--- Exercise brief ---
From the first line of the listing below to the line with "lab.set_transform(lab.get_transform() + shift)", print each line exactly, and nothing more. Leave out the pictures.
== == ==
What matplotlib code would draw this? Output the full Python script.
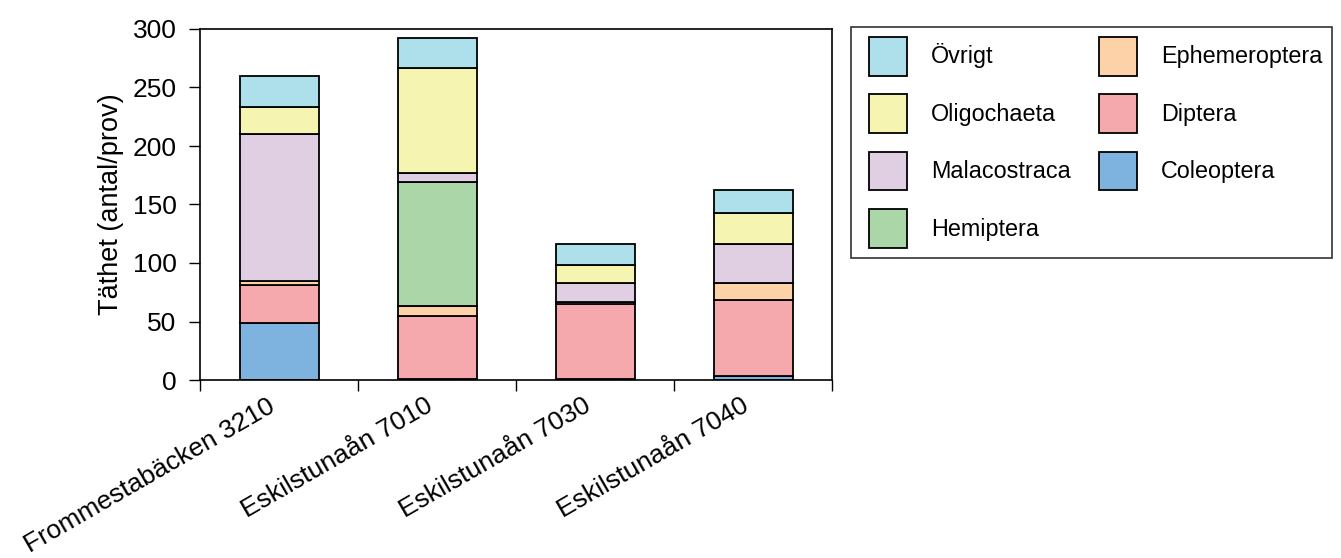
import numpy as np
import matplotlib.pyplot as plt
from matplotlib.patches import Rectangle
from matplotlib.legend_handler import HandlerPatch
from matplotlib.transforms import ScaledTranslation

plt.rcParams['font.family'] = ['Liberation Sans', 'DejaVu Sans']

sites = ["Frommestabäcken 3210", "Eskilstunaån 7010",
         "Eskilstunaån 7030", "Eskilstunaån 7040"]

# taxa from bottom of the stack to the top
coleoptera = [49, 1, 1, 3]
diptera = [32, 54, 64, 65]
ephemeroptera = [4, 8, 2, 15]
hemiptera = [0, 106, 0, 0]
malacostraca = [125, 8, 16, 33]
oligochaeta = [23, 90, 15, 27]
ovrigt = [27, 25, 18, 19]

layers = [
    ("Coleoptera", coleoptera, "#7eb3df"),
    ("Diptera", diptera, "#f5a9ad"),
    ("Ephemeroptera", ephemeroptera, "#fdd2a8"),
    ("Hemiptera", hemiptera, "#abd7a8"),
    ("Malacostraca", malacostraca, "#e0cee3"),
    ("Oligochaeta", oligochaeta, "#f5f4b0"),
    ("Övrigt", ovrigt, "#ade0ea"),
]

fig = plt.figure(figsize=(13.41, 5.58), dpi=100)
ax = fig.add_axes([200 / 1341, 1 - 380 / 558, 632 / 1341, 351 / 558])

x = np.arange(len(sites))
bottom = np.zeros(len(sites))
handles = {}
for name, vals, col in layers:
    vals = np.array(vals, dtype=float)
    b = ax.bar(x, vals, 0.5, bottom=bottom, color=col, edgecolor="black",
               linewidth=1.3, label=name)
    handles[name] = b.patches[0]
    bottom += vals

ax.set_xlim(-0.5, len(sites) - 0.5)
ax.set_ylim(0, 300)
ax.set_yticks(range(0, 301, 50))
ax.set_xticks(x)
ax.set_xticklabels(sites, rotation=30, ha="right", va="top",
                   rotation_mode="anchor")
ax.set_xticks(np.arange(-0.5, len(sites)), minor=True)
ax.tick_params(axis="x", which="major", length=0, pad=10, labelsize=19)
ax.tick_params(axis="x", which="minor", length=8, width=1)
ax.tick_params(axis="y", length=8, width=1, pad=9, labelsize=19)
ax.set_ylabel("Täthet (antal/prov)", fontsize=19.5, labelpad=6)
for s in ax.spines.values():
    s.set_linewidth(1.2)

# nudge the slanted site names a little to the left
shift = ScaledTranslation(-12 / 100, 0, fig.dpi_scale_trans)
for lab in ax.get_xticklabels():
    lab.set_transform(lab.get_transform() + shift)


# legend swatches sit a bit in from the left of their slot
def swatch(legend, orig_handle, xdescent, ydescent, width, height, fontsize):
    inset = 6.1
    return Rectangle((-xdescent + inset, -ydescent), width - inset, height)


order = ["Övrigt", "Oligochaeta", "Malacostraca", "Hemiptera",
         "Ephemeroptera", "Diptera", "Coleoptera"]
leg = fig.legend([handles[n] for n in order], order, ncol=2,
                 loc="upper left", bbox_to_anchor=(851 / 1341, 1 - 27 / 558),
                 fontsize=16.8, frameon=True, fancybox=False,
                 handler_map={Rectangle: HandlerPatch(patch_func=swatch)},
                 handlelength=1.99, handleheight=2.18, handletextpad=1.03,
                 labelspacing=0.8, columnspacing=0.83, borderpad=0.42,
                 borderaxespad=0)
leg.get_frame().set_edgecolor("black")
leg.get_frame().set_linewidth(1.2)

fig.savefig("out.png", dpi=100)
== == ==
--- Exercise answer ---
What matplotlib code would draw this? Output the full Python script.
import numpy as np
import matplotlib.pyplot as plt
from matplotlib.patches import Rectangle
from matplotlib.legend_handler import HandlerPatch
from matplotlib.transforms import ScaledTranslation

plt.rcParams['font.family'] = ['Liberation Sans', 'DejaVu Sans']

sites = ["Frommestabäcken 3210", "Eskilstunaån 7010",
         "Eskilstunaån 7030", "Eskilstunaån 7040"]

# taxa from bottom of the stack to the top
coleoptera = [49, 1, 1, 3]
diptera = [32, 54, 64, 65]
ephemeroptera = [4, 8, 2, 15]
hemiptera = [0, 106, 0, 0]
malacostraca = [125, 8, 16, 33]
oligochaeta = [23, 90, 15, 27]
ovrigt = [27, 25, 18, 19]

layers = [
    ("Coleoptera", coleoptera, "#7eb3df"),
    ("Diptera", diptera, "#f5a9ad"),
    ("Ephemeroptera", ephemeroptera, "#fdd2a8"),
    ("Hemiptera", hemiptera, "#abd7a8"),
    ("Malacostraca", malacostraca, "#e0cee3"),
    ("Oligochaeta", oligochaeta, "#f5f4b0"),
    ("Övrigt", ovrigt, "#ade0ea"),
]

fig = plt.figure(figsize=(13.41, 5.58), dpi=100)
ax = fig.add_axes([200 / 1341, 1 - 380 / 558, 632 / 1341, 351 / 558])

x = np.arange(len(sites))
bottom = np.zeros(len(sites))
handles = {}
for name, vals, col in layers:
    vals = np.array(vals, dtype=float)
    b = ax.bar(x, vals, 0.5, bottom=bottom, color=col, edgecolor="black",
               linewidth=1.3, label=name)
    handles[name] = b.patches[0]
    bottom += vals

ax.set_xlim(-0.5, len(sites) - 0.5)
ax.set_ylim(0, 300)
ax.set_yticks(range(0, 301, 50))
ax.set_xticks(x)
ax.set_xticklabels(sites, rotation=30, ha="right", va="top",
                   rotation_mode="anchor")
ax.set_xticks(np.arange(-0.5, len(sites)), minor=True)
ax.tick_params(axis="x", which="major", length=0, pad=10, labelsize=19)
ax.tick_params(axis="x", which="minor", length=8, width=1)
ax.tick_params(axis="y", length=8, width=1, pad=9, labelsize=19)
ax.set_ylabel("Täthet (antal/prov)", fontsize=19.5, labelpad=6)
for s in ax.spines.values():
    s.set_linewidth(1.2)

# nudge the slanted site names a little to the left
shift = ScaledTranslation(-12 / 100, 0, fig.dpi_scale_trans)
for lab in ax.get_xticklabels():
    lab.set_transform(lab.get_transform() + shift)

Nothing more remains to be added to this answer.